### To be done
All of the data should be repeated exactly; pictures are not part of the copy.

### Recorded information
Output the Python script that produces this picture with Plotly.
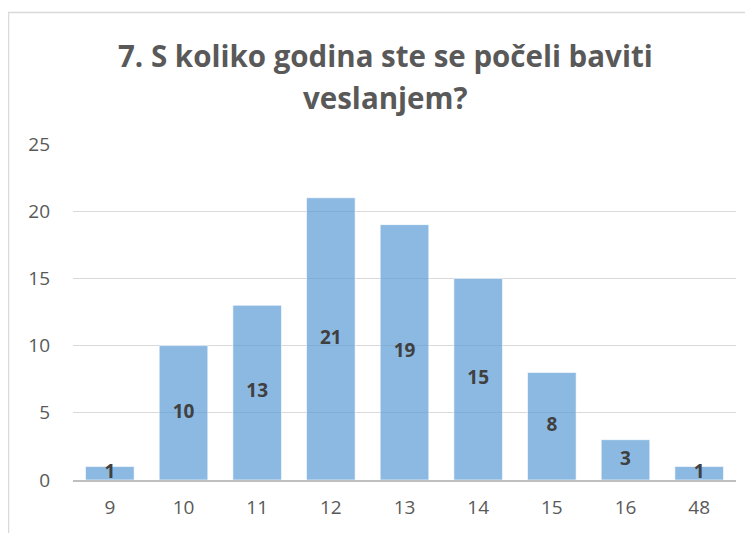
import plotly.graph_objects as go

categories = ["9", "10", "11", "12", "13", "14", "15", "16", "48"]
values = [1, 10, 13, 21, 19, 15, 8, 3, 1]
y_ticks = [0, 5, 10, 15, 20, 25]
title_lines = ["7. S koliko godina ste se počeli baviti", "veslanjem?"]

OFF = 8  # page body margin
W, H = 753 - OFF, 533 - OFF
L, R, T, B = 73 - OFF, 17, 144 - OFF, 53
pw, ph = W - L - R, H - T - B

def px_x(p):
    return (p - OFF - L) / pw

def px_y(p):
    return (H - B - (p - OFF)) / ph

FONT = "Open Sans, Carlito, sans-serif"

fig = go.Figure()
fig.add_trace(go.Bar(
    x=categories, y=values,
    marker=dict(color="rgba(91,155,213,0.70)", line=dict(color="rgba(255,255,255,0.6)", width=1)),
    hoverinfo="x+y",
))
fig.add_trace(go.Scatter(
    x=categories, y=[v / 2 for v in values],
    mode="text", text=[str(v) for v in values],
    textfont=dict(family=FONT, size=19, color="#404040", weight="bold"),
    hoverinfo="skip",
))

title_font = dict(family=FONT, size=29.5, color="#595959", weight="bold")
fig.add_annotation(text=title_lines[0], x=px_x(385), y=px_y(55), xref="paper", yref="paper",
                   showarrow=False, font=title_font, xanchor="center", yanchor="middle")
fig.add_annotation(text=title_lines[1], x=px_x(385), y=px_y(97), xref="paper", yref="paper",
                   showarrow=False, font=title_font, xanchor="center", yanchor="middle")

# chart border (top and left visible)
fig.add_shape(type="line", xref="paper", yref="paper", x0=px_x(8), x1=px_x(770), y0=px_y(12.5), y1=px_y(12.5),
              line=dict(color="#D9D9D9", width=1.5))
fig.add_shape(type="line", xref="paper", yref="paper", x0=px_x(8.5), x1=px_x(8.5), y0=px_y(12.5), y1=px_y(560),
              line=dict(color="#D9D9D9", width=1.5))

fig.update_layout(
    width=W, height=H,
    margin=dict(l=L, r=R, t=T, b=B),
    paper_bgcolor="white", plot_bgcolor="white",
    showlegend=False,
    bargap=0.34,
    font=dict(family=FONT, size=19, color="#595959"),
    xaxis=dict(type="category", showgrid=False, showline=True, linecolor="#BFBFBF", linewidth=1.5,
               ticks="", tickfont=dict(size=19, color="#595959"), ticklabelstandoff=9, fixedrange=True),
    yaxis=dict(range=[0, 25], tickvals=y_ticks, showgrid=True, gridcolor="#D9D9D9", gridwidth=1.2,
               zeroline=False, showline=False, ticks="", tickfont=dict(size=19, color="#595959"),
               ticklabelstandoff=22, fixedrange=True),
)

fig.write_html("out.html")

### Solution for this problem
Output the Python script that produces this picture with Plotly.
import plotly.graph_objects as go

categories = ["9", "10", "11", "12", "13", "14", "15", "16", "48"]
values = [1, 10, 13, 21, 19, 15, 8, 3, 1]
y_ticks = [0, 5, 10, 15, 20, 25]
title_lines = ["7. S koliko godina ste se počeli baviti", "veslanjem?"]

OFF = 8  # page body margin
W, H = 753 - OFF, 533 - OFF
L, R, T, B = 73 - OFF, 17, 144 - OFF, 53
pw, ph = W - L - R, H - T - B

def px_x(p):
    return (p - OFF - L) / pw

def px_y(p):
    return (H - B - (p - OFF)) / ph

FONT = "Open Sans, Carlito, sans-serif"

fig = go.Figure()
fig.add_trace(go.Bar(
    x=categories, y=values,
    marker=dict(color="rgba(91,155,213,0.70)", line=dict(color="rgba(255,255,255,0.6)", width=1)),
    hoverinfo="x+y",
))
fig.add_trace(go.Scatter(
    x=categories, y=[v / 2 for v in values],
    mode="text", text=[str(v) for v in values],
    textfont=dict(family=FONT, size=19, color="#404040", weight="bold"),
    hoverinfo="skip",
))

title_font = dict(family=FONT, size=29.5, color="#595959", weight="bold")
fig.add_annotation(text=title_lines[0], x=px_x(385), y=px_y(55), xref="paper", yref="paper",
                   showarrow=False, font=title_font, xanchor="center", yanchor="middle")
fig.add_annotation(text=title_lines[1], x=px_x(385), y=px_y(97), xref="paper", yref="paper",
                   showarrow=False, font=title_font, xanchor="center", yanchor="middle")

# chart border (top and left visible)
fig.add_shape(type="line", xref="paper", yref="paper", x0=px_x(8), x1=px_x(770), y0=px_y(12.5), y1=px_y(12.5),
              line=dict(color="#D9D9D9", width=1.5))
fig.add_shape(type="line", xref="paper", yref="paper", x0=px_x(8.5), x1=px_x(8.5), y0=px_y(12.5), y1=px_y(560),
              line=dict(color="#D9D9D9", width=1.5))

fig.update_layout(
    width=W, height=H,
    margin=dict(l=L, r=R, t=T, b=B),
    paper_bgcolor="white", plot_bgcolor="white",
    showlegend=False,
    bargap=0.34,
    font=dict(family=FONT, size=19, color="#595959"),
    xaxis=dict(type="category", showgrid=False, showline=True, linecolor="#BFBFBF", linewidth=1.5,
               ticks="", tickfont=dict(size=19, color="#595959"), ticklabelstandoff=9, fixedrange=True),
    yaxis=dict(range=[0, 25], tickvals=y_ticks, showgrid=True, gridcolor="#D9D9D9", gridwidth=1.2,
               zeroline=False, showline=False, ticks="", tickfont=dict(size=19, color="#595959"),
               ticklabelstandoff=22, fixedrange=True),
)

fig.write_html("out.html")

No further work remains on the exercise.